As you can imagine, part of me wishes I were there. I made several summer trips to the area in the 1990s, when my parents had a cabin outside town. Yes, there are retirees and summer residents with vacation homes around Westcliffe, drawn by the jaw-dropping natural beauty of the area. Westcliffe isn’t an untouched idyll by any means. It even has some broadband service.
But when I found out that Street View had dramatically increased its coverage of America’s byways, I immediately looked for Westcliffe and then was instantly dismayed when I found it. It feels wrong, somehow, that this isolated little town is in the ever-growing grasp of Google — documented, catalogued, and searchable.
I have no problem with Google Maps Street View, per se. A database of large, head-on photographs of each address on a map is an obvious navigation tool, and I often rely on it when I’m going places in the Bay Area. After all, if you can see where you’re going ahead of time, finding it is that much easier.
Now that Street View is on my iPhone, the service is even more useful and fun. On Thanksgiving, I was the hit of the party as some relatives saw Street View for the first time and navigated the virtual real world in awe. Sure, the Web already has pictures of a lot of businesses and some homes, but when you can virtually drive down a street, it feels more like a place than a picture. This is a genuine phenomenon, and everyone wants to see the areas they know as well as ones they’re just curious about. So it’s about time the coverage expanded beyond a few big cities and their suburbs.
Street View debuted last year with just a few cities, and now has a better coverage map than some cellular companies. It’s made up of pictures shot by special cameras mounted on top of cars. My own apartment in San Francisco has been on Street View for months, with my car in front of it, and that never bothered me. I know people here who have been caught in the act of standing in front of their houses, sometimes eerily blurred out of the picture, sometimes not. They didn’t mind. It’s part of living in the belly of the digital beast, so to speak.
But Westcliffe always felt like a place set apart from the world of feature upgrades and Web 2.0. Even from the nearest airport served by an airline, it was a 90-minute drive, mostly on two-lane highways. There was a shortcut by gravel road. Looking at Westcliffe on Street View, I feel as if Google’s car and camera have barged in on a private place.
For people who live there, it’s a different matter. Kathy Reis, the town clerk, was thrilled to learn that Westcliffe is on Street View. The town thrives largely on tourism, she said, and Street View is one more way to show off the local scenery to potential tourists.

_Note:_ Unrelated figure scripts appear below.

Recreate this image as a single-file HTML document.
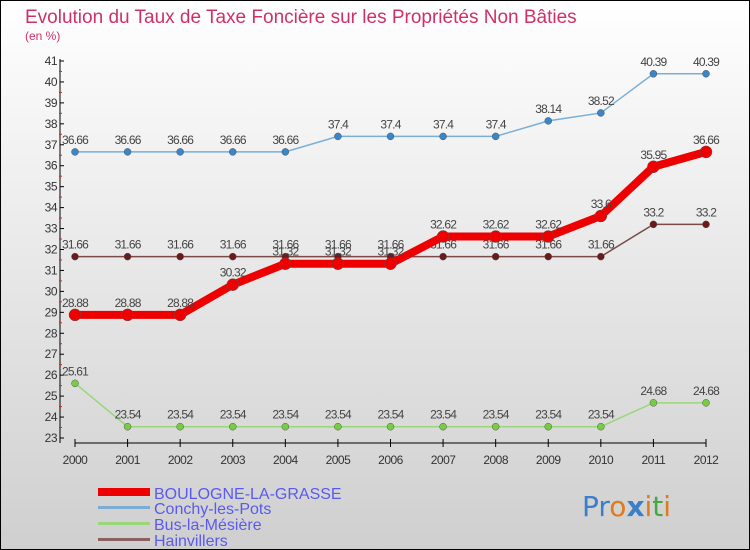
<!DOCTYPE html>
<html><head><meta charset="utf-8"><style>
body{margin:0;width:750px;height:550px;overflow:hidden;font-family:"Liberation Sans",sans-serif}
svg{display:block}
</style></head><body>
<svg id="chart" width="750" height="550" xmlns="http://www.w3.org/2000/svg">
<defs><linearGradient id="bg" x1="0" y1="0" x2="0" y2="1"><stop offset="0" stop-color="#ffffff"/><stop offset="1" stop-color="#cfcfcf"/></linearGradient></defs>
<rect x="0.5" y="0.5" width="749" height="549" fill="url(#bg)" stroke="#000"/>
<text x="25" y="23" font-size="19" fill="#d0306a">Evolution du Taux de Taxe Foncière sur les Propriétés Non Bâties</text>
<text x="25" y="40" font-size="12" fill="#d0306a">(en %)</text>
<g id="axes"></g>
<g id="series"></g>
<g>
<rect x="98" y="488" width="52" height="8" fill="#ee0000"/>
<text x="154" y="499" font-size="16" fill="#5a5aee">BOULOGNE-LA-GRASSE</text>
<rect x="98" y="506" width="52" height="3" fill="#7aaed6"/>
<text x="154" y="514" font-size="16" fill="#5a5aee">Conchy-les-Pots</text>
<rect x="98" y="522" width="52" height="3" fill="#99d77a"/>
<text x="154" y="530" font-size="16" fill="#5a5aee">Bus-la-Mésière</text>
<rect x="98" y="538" width="52" height="3" fill="#8a6060"/>
<text x="154" y="546" font-size="16" fill="#5a5aee">Hainvillers</text>
</g>
<text x="582" y="516" font-size="28" font-family="'DejaVu Sans',sans-serif"><tspan fill="#3a7fc8">Pr</tspan><tspan fill="#e07a1a">o</tspan><tspan fill="#3a7fc8" font-weight="bold">x</tspan><tspan fill="#e07a1a">i</tspan><tspan fill="#45a845">t</tspan><tspan fill="#e07a1a">i</tspan></text>
</svg>
<script>
const years=["2000","2001","2002","2003","2004","2005","2006","2007","2008","2009","2010","2011","2012"];
const yTicks=[23,24,25,26,27,28,29,30,31,32,33,34,35,36,37,38,39,40,41];
const boulogne=[28.88,28.88,28.88,30.32,31.32,31.32,31.32,32.62,32.62,32.62,33.6,35.95,36.66];
const conchy=[36.66,36.66,36.66,36.66,36.66,37.4,37.4,37.4,37.4,38.14,38.52,40.39,40.39];
const bus=[25.61,23.54,23.54,23.54,23.54,23.54,23.54,23.54,23.54,23.54,23.54,24.68,24.68];
const hainvillers=[31.66,31.66,31.66,31.66,31.66,31.66,31.66,31.66,31.66,31.66,31.66,33.2,33.2];
const NS="http://www.w3.org/2000/svg";
const yMin=23,yMax=41,yTop=61,yBot=438,x0=75,x1=706;
function ys(v){return yBot-(v-yMin)*(yBot-yTop)/(yMax-yMin);}
function xs(i){return x0+i*(x1-x0)/(years.length-1);}
function mk(tag,attrs,parent){const e=document.createElementNS(NS,tag);for(const k in attrs)e.setAttribute(k,attrs[k]);parent.appendChild(e);return e;}
const ax=document.getElementById('axes');
let l=mk('line',{x1:60,y1:yTop-2,x2:60,y2:443,stroke:'#000','stroke-width':1},ax);


yTicks.forEach(t=>{
 const y=ys(t);
 mk('line',{x1:60,y1:y,x2:64,y2:y,stroke:'#000'},ax);
 if(t<yMax) mk('line',{x1:59,y1:y-10.5,x2:62,y2:y-10.5,stroke:'#e02020'},ax);
 const tx=mk('text',{x:57,y:y+4,'font-size':12,fill:'#333','text-anchor':'end','letter-spacing':'-0.5'},ax);
 tx.textContent=t;
 
 
});
let xl=mk('line',{x1:x0,y1:443,x2:x1,y2:443,stroke:'#000'},ax);


years.forEach((yr,i)=>{
 const x=xs(i);
 mk('line',{x1:x,y1:439,x2:x,y2:447,stroke:'#000'},ax);
 const tx=mk('text',{x:x,y:464,'font-size':12,fill:'#333','text-anchor':'middle','letter-spacing':'-0.5'},ax);
 tx.textContent=yr;
 
 
});
const sg=document.getElementById('series');
function draw(data,name,color,w,r,fill){
 const g=mk('g',{},sg);
 
 
 const p=mk('polyline',{points:data.map((v,i)=>xs(i)+','+ys(v)).join(' '),fill:'none',stroke:color,'stroke-width':w},g);
 
 
 data.forEach((v,i)=>{
  const c=mk('circle',{cx:xs(i),cy:ys(v),r:r,fill:fill,stroke:'#555','stroke-width':0.5},g);
  
  
  const t=mk('text',{x:xs(i),y:ys(v)-8,'font-size':12,fill:'#444','text-anchor':'middle','letter-spacing':'-0.8'},g);
  t.textContent=String(v);
  
  
 });
}
draw(conchy,'conchy','#7aaed6',1.5,3.5,'#3a86c8');
draw(hainvillers,'hainvillers','#7a4a4a',1.5,3.5,'#6a1a1a');
draw(bus,'bus','#99d77a',1.5,3.5,'#77cc44');
draw(boulogne,'boulogne','#ee0000',8,6,'#ee0000');
</script>
</body></html>
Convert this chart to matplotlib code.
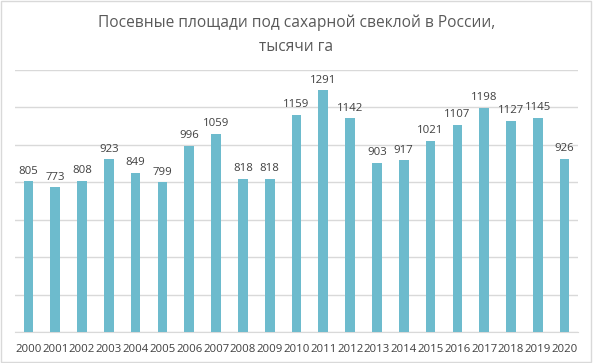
import matplotlib
matplotlib.use("Agg")
import matplotlib.pyplot as plt
from matplotlib.patches import Rectangle

years = [str(y) for y in range(2000, 2021)]
values = [805, 773, 808, 923, 849, 799, 996, 1059, 818, 818, 1159, 1291,
          1142, 903, 917, 1021, 1107, 1198, 1127, 1145, 926]
title = "Посевные площади под сахарной свеклой в России,\nтысячи га"

plt.rcParams['font.family'] = ['Open Sans', 'DejaVu Sans']
fig = plt.figure(figsize=(5.93, 3.63), dpi=100)
ax = fig.add_axes([15/593, 1 - 332/363, (578-15)/593, (332-70)/363])

x = range(len(years))
bars = ax.bar(x, values, width=0.36, color='#6DBBCD', zorder=3)
for xi, v in zip(x, values):
    ax.text(xi, v + 25, str(v), ha='center', va='bottom', fontsize=8.2, color='#404040')

ax.set_xlim(-0.5, len(years) - 0.5)
ax.set_ylim(0, 1400)
ax.set_yticks(range(0, 1401, 200))
ax.yaxis.grid(True, color='#D9D9D9', linewidth=1, zorder=0)
ax.tick_params(axis='y', left=False, labelleft=False)
ax.set_xticks(list(x))
ax.set_xticklabels(years, fontsize=8.2, color='#404040')
ax.tick_params(axis='x', length=0, pad=8.5)
for s in ['top', 'right', 'left']:
    ax.spines[s].set_visible(False)
ax.spines['bottom'].set_color('#D9D9D9')

fig.text(0.5, 1 - 35/363, title, ha='center', va='center', fontsize=11.2, color='#595959',
         linespacing=1.65)

fig.patches.append(Rectangle((0.002, 0.003), 0.995, 0.993, transform=fig.transFigure,
                             fill=False, edgecolor='#D9D9D9', linewidth=1))

fig.savefig('out.png', dpi=100)
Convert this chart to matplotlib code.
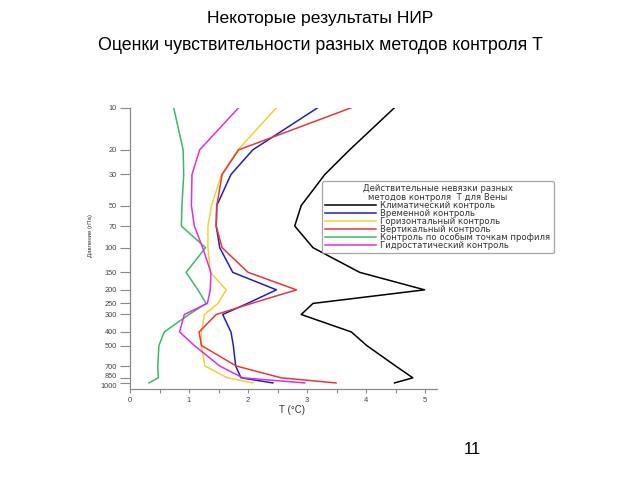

What bothers me is that all I had was my memories of Westcliffe, and now Google remembers it for me. Not the way my own old pictures do, taken on film and tucked away in boxes, reminding me of a particular morning or afternoon when I took them, but just robotically.
Street View shows me what Westcliffe looks like now, with half a dozen things that look slightly unfamiliar, and inevitably it will be updated as more things change. In fact, looking at Street View reminds me that I’m not there, and haven’t been there since 2002. Thanks to Google Maps Street View, my memories aren’t old anymore, they’re just out of date.